MATERIAL SHOWN:

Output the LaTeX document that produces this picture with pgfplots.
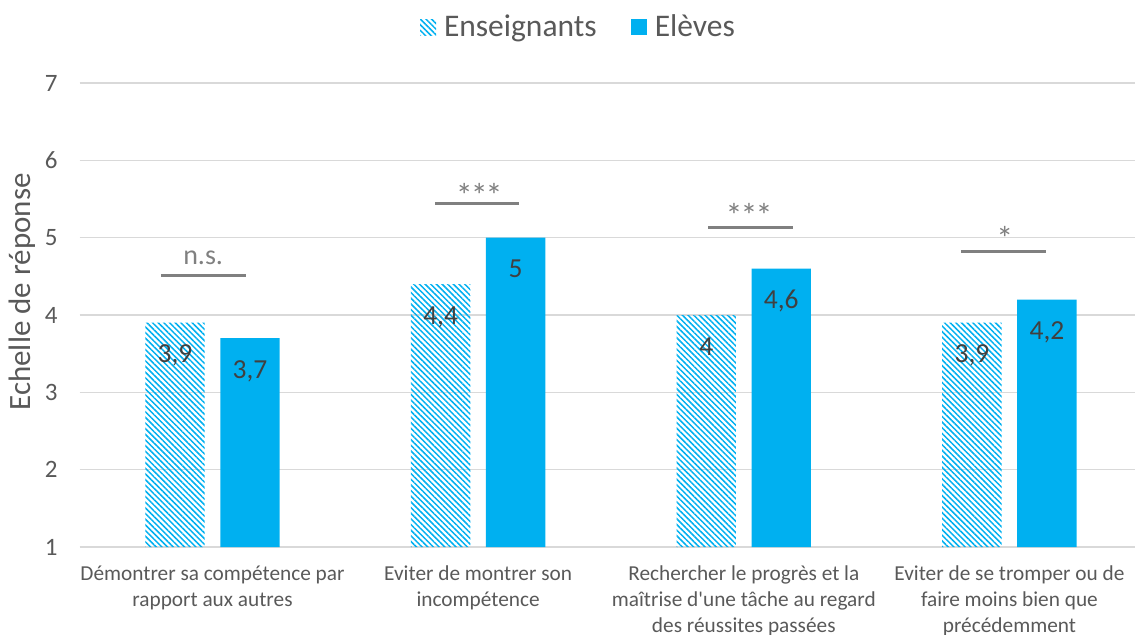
\documentclass[border=0pt]{standalone}
\usepackage{fontspec}
\setmainfont{Carlito}[Ligatures=TeXOff]
\usepackage{pgfplots}
\pgfplotsset{compat=1.18}
\usetikzlibrary{patterns.meta}
\definecolor{cyanbar}{HTML}{00B0F0}
\definecolor{txtgray}{HTML}{595959}
\definecolor{gridgray}{HTML}{D9D9D9}
\definecolor{siggray}{HTML}{808080}
\definecolor{lblgray}{HTML}{404040}
\begin{document}
\begin{tikzpicture}
\useasboundingbox (0,0) rectangle (567.5pt,317pt);
\begin{axis}[
  at={(39.83pt,43.5pt)}, anchor=south west,
  width=531.3pt, height=232pt, scale only axis,
  xmin=-0.5, xmax=3.5, ymin=1, ymax=7,
  ytick={1,2,3,4,5,6,7},
  xtick={0,1,2,3},
  xticklabels={{Démontrer sa compétence par\\rapport aux autres},{Eviter de montrer son\\incompétence},{Rechercher le progrès et la\\maîtrise d'une tâche au regard\\des réussites passées},{Eviter de se tromper ou de\\faire moins bien que\\précédemment}},
  x tick label style={align=center, font=\fontsize{10.65}{13}\selectfont, text=txtgray, anchor=north, yshift=-6pt},
  y tick label style={font=\fontsize{12.5}{15}\selectfont, text=txtgray, xshift=-7.5pt},
  /pgf/number format/assume math mode=true,
  /pgf/number format/use comma,
  major tick length=0pt,
  axis line style={draw=none},
  ymajorgrids, grid style={gridgray, line width=0.75pt},
  ybar, bar width=29.7pt,
  ylabel={Echelle de réponse},
  ylabel style={at={(axis description cs:-0.0465,0.5496)}, anchor=base, font=\fontsize{15.5}{18}\selectfont, text=txtgray},
  legend columns=2,
  legend style={at={(axis description cs:0.4703,1.1207)}, anchor=center, draw=none, fill=none, font=\fontsize{15.75}{18}\selectfont, text=txtgray, /tikz/every even column/.append style={column sep=15pt}},
  legend image code/.code={\draw[#1, draw=none] (0pt,-4pt) rectangle (8pt,4pt); \path (10pt,0pt);},
]
\addplot[bar shift=-18.75pt, draw=none, pattern={Lines[angle=-45,distance=2pt,line width=0.75pt]}, pattern color=cyanbar,
  nodes near coords, every node near coord/.append style={anchor=base, yshift=-20pt, font=\fontsize{13.75}{16}\selectfont, text=lblgray}]
  coordinates {(0,3.9) (1,4.4) (2,4.0) (3,3.9)};
\addlegendentry{Enseignants}
\addplot[bar shift=18.75pt, fill=cyanbar, draw=none,
  nodes near coords, every node near coord/.append style={anchor=base, yshift=-20pt, font=\fontsize{13.75}{16}\selectfont, text=lblgray}]
  coordinates {(0,3.7) (1,5.0) (2,4.6) (3,4.2)};
\addlegendentry{Elèves}
\addplot[sharp plot, no marks, siggray, line width=1.5pt, forget plot] coordinates {(-0.194,4.51) (0.126,4.51)};
\addplot[sharp plot, no marks, siggray, line width=1.5pt, forget plot] coordinates {(0.838,5.445) (1.154,5.445)};
\addplot[sharp plot, no marks, siggray, line width=1.5pt, forget plot] coordinates {(1.866,5.135) (2.184,5.135)};
\addplot[sharp plot, no marks, siggray, line width=1.5pt, forget plot] coordinates {(2.817,4.82) (3.136,4.82)};
\node[anchor=base, text=siggray, font=\fontsize{14}{16}\selectfont] at (axis cs:-0.035,4.653) {n.s.};
\node[anchor=north, inner sep=0pt, text=siggray, font=\fontsize{17}{19}\selectfont] at (axis cs:1.004,5.703) {*\kern-1pt*\kern-1pt*};
\node[anchor=north, inner sep=0pt, text=siggray, font=\fontsize{17}{19}\selectfont] at (axis cs:2.02,5.445) {*\kern-1pt*\kern-1pt*};
\node[anchor=north, inner sep=0pt, text=siggray, font=\fontsize{17}{19}\selectfont] at (axis cs:2.983,5.155) {*};
\end{axis}
\end{tikzpicture}
\end{document}
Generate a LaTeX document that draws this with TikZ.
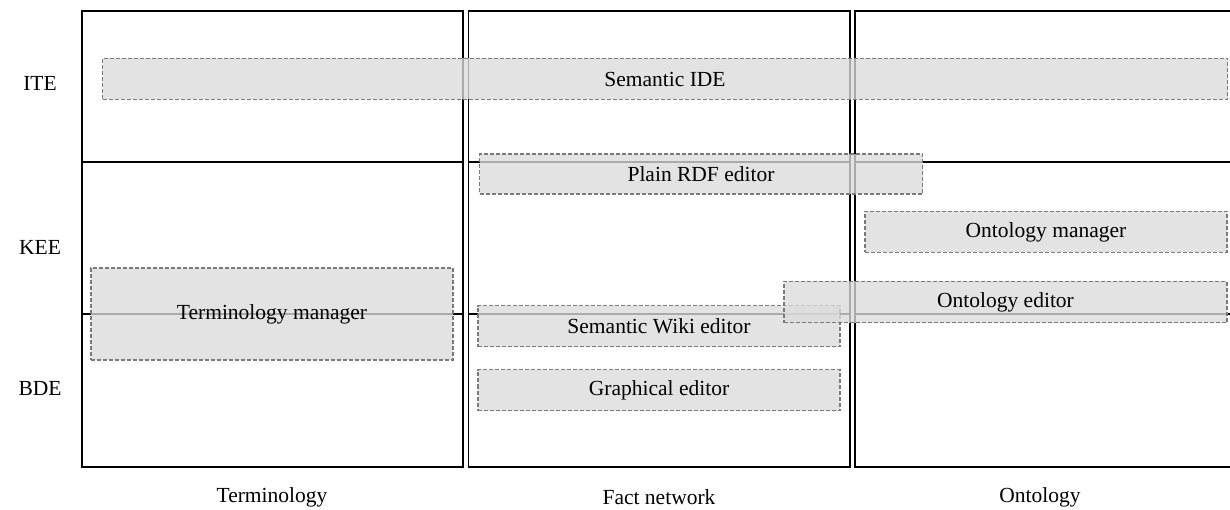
\documentclass[tikz,border=0pt]{standalone}
\usepackage{fontspec}
\setmainfont{Liberation Serif}
\begin{document}
\begin{tikzpicture}[x=1pt,y=-1pt,
  every node/.style={font=\fontsize{21.5}{24}\selectfont},
  frame/.style={draw=black,line width=1.4pt},
  tool/.style={draw=black!52,line width=1.3pt,dash pattern=on 4pt off 2pt,
    fill=black!14,fill opacity=0.78,text opacity=1,
    inner sep=0pt,outer sep=0pt,anchor=north west},
  lbl/.style={inner sep=0pt}]
\useasboundingbox (0,0) rectangle (1230,510);

% three column frames, each split into the three layers
\foreach \l/\r in {82/463, 468.5/850, 855/1240}{
  \draw[frame] (\l,11) rectangle (\r,467);
  \draw[frame] (\l,162) -- (\r,162);
  \draw[frame] (\l,314) -- (\r,314);
}

% layer labels
\node[lbl] (ite) at (40,83)  {ITE};
\node[lbl] (kee) at (40,247) {KEE};
\node[lbl] (bde) at (40,388) {BDE};

% column labels
\node[lbl] (term) at (272,497)  {Terminology};
\node[lbl] (fact) at (659,497)  {Fact network};
\node[lbl] (onto) at (1040,497) {Ontology};

% tool boxes
\node[tool,minimum width=1125pt,minimum height=41pt] (ide)  at (102.5,58.5) {Semantic IDE};
\node[tool,minimum width=443pt,minimum height=40pt]  (rdf)  at (479.5,154)  {Plain RDF editor};
\node[tool,minimum width=362pt,minimum height=41pt]  (omgr) at (865,211.5)  {Ontology manager};
\node[tool,minimum width=362pt,minimum height=92pt]  (tmgr) at (91,268)     {Terminology manager};
\node[tool,minimum width=362pt,minimum height=41pt]  (wiki) at (478,305.5)  {Semantic Wiki editor};
\node[tool,minimum width=443pt,minimum height=41pt]  (oed)  at (784,281.5)  {Ontology editor};
\node[tool,minimum width=362pt,minimum height=41pt]  (gr)   at (478,369.5)  {Graphical editor};
\end{tikzpicture}
\end{document}
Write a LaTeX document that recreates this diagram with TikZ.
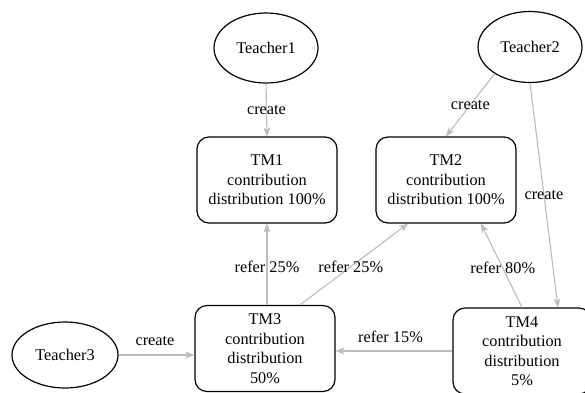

JOB: Retype each entry precisely. Skip images entirely.

FULL RESPONSE:
Output the LaTeX document that produces this picture with pgfplots.
\documentclass[border=0pt]{standalone}
\usepackage{fontspec}
\setmainfont{Carlito}[Ligatures=TeXOff]
\usepackage{pgfplots}
\pgfplotsset{compat=1.18}
\usetikzlibrary{patterns.meta}
\definecolor{cyanbar}{HTML}{00B0F0}
\definecolor{txtgray}{HTML}{595959}
\definecolor{gridgray}{HTML}{D9D9D9}
\definecolor{siggray}{HTML}{808080}
\definecolor{lblgray}{HTML}{404040}
\begin{document}
\begin{tikzpicture}
\useasboundingbox (0,0) rectangle (567.5pt,317pt);
\begin{axis}[
  at={(39.83pt,43.5pt)}, anchor=south west,
  width=531.3pt, height=232pt, scale only axis,
  xmin=-0.5, xmax=3.5, ymin=1, ymax=7,
  ytick={1,2,3,4,5,6,7},
  xtick={0,1,2,3},
  xticklabels={{Démontrer sa compétence par\\rapport aux autres},{Eviter de montrer son\\incompétence},{Rechercher le progrès et la\\maîtrise d'une tâche au regard\\des réussites passées},{Eviter de se tromper ou de\\faire moins bien que\\précédemment}},
  x tick label style={align=center, font=\fontsize{10.65}{13}\selectfont, text=txtgray, anchor=north, yshift=-6pt},
  y tick label style={font=\fontsize{12.5}{15}\selectfont, text=txtgray, xshift=-7.5pt},
  /pgf/number format/assume math mode=true,
  /pgf/number format/use comma,
  major tick length=0pt,
  axis line style={draw=none},
  ymajorgrids, grid style={gridgray, line width=0.75pt},
  ybar, bar width=29.7pt,
  ylabel={Echelle de réponse},
  ylabel style={at={(axis description cs:-0.0465,0.5496)}, anchor=base, font=\fontsize{15.5}{18}\selectfont, text=txtgray},
  legend columns=2,
  legend style={at={(axis description cs:0.4703,1.1207)}, anchor=center, draw=none, fill=none, font=\fontsize{15.75}{18}\selectfont, text=txtgray, /tikz/every even column/.append style={column sep=15pt}},
  legend image code/.code={\draw[#1, draw=none] (0pt,-4pt) rectangle (8pt,4pt); \path (10pt,0pt);},
]
\addplot[bar shift=-18.75pt, draw=none, pattern={Lines[angle=-45,distance=2pt,line width=0.75pt]}, pattern color=cyanbar,
  nodes near coords, every node near coord/.append style={anchor=base, yshift=-20pt, font=\fontsize{13.75}{16}\selectfont, text=lblgray}]
  coordinates {(0,3.9) (1,4.4) (2,4.0) (3,3.9)};
\addlegendentry{Enseignants}
\addplot[bar shift=18.75pt, fill=cyanbar, draw=none,
  nodes near coords, every node near coord/.append style={anchor=base, yshift=-20pt, font=\fontsize{13.75}{16}\selectfont, text=lblgray}]
  coordinates {(0,3.7) (1,5.0) (2,4.6) (3,4.2)};
\addlegendentry{Elèves}
\addplot[sharp plot, no marks, siggray, line width=1.5pt, forget plot] coordinates {(-0.194,4.51) (0.126,4.51)};
\addplot[sharp plot, no marks, siggray, line width=1.5pt, forget plot] coordinates {(0.838,5.445) (1.154,5.445)};
\addplot[sharp plot, no marks, siggray, line width=1.5pt, forget plot] coordinates {(1.866,5.135) (2.184,5.135)};
\addplot[sharp plot, no marks, siggray, line width=1.5pt, forget plot] coordinates {(2.817,4.82) (3.136,4.82)};
\node[anchor=base, text=siggray, font=\fontsize{14}{16}\selectfont] at (axis cs:-0.035,4.653) {n.s.};
\node[anchor=north, inner sep=0pt, text=siggray, font=\fontsize{17}{19}\selectfont] at (axis cs:1.004,5.703) {*\kern-1pt*\kern-1pt*};
\node[anchor=north, inner sep=0pt, text=siggray, font=\fontsize{17}{19}\selectfont] at (axis cs:2.02,5.445) {*\kern-1pt*\kern-1pt*};
\node[anchor=north, inner sep=0pt, text=siggray, font=\fontsize{17}{19}\selectfont] at (axis cs:2.983,5.155) {*};
\end{axis}
\end{tikzpicture}
\end{document}
Generate a LaTeX document that draws this with TikZ.
\documentclass[tikz,border=0pt]{standalone}
\usepackage{fontspec}
\setmainfont{Liberation Serif}
\begin{document}
\begin{tikzpicture}[x=1pt,y=-1pt,
  every node/.style={font=\fontsize{21.5}{24}\selectfont},
  frame/.style={draw=black,line width=1.4pt},
  tool/.style={draw=black!52,line width=1.3pt,dash pattern=on 4pt off 2pt,
    fill=black!14,fill opacity=0.78,text opacity=1,
    inner sep=0pt,outer sep=0pt,anchor=north west},
  lbl/.style={inner sep=0pt}]
\useasboundingbox (0,0) rectangle (1230,510);

% three column frames, each split into the three layers
\foreach \l/\r in {82/463, 468.5/850, 855/1240}{
  \draw[frame] (\l,11) rectangle (\r,467);
  \draw[frame] (\l,162) -- (\r,162);
  \draw[frame] (\l,314) -- (\r,314);
}

% layer labels
\node[lbl] (ite) at (40,83)  {ITE};
\node[lbl] (kee) at (40,247) {KEE};
\node[lbl] (bde) at (40,388) {BDE};

% column labels
\node[lbl] (term) at (272,497)  {Terminology};
\node[lbl] (fact) at (659,497)  {Fact network};
\node[lbl] (onto) at (1040,497) {Ontology};

% tool boxes
\node[tool,minimum width=1125pt,minimum height=41pt] (ide)  at (102.5,58.5) {Semantic IDE};
\node[tool,minimum width=443pt,minimum height=40pt]  (rdf)  at (479.5,154)  {Plain RDF editor};
\node[tool,minimum width=362pt,minimum height=41pt]  (omgr) at (865,211.5)  {Ontology manager};
\node[tool,minimum width=362pt,minimum height=92pt]  (tmgr) at (91,268)     {Terminology manager};
\node[tool,minimum width=362pt,minimum height=41pt]  (wiki) at (478,305.5)  {Semantic Wiki editor};
\node[tool,minimum width=443pt,minimum height=41pt]  (oed)  at (784,281.5)  {Ontology editor};
\node[tool,minimum width=362pt,minimum height=41pt]  (gr)   at (478,369.5)  {Graphical editor};
\end{tikzpicture}
\end{document}
Write a LaTeX document that recreates this diagram with TikZ.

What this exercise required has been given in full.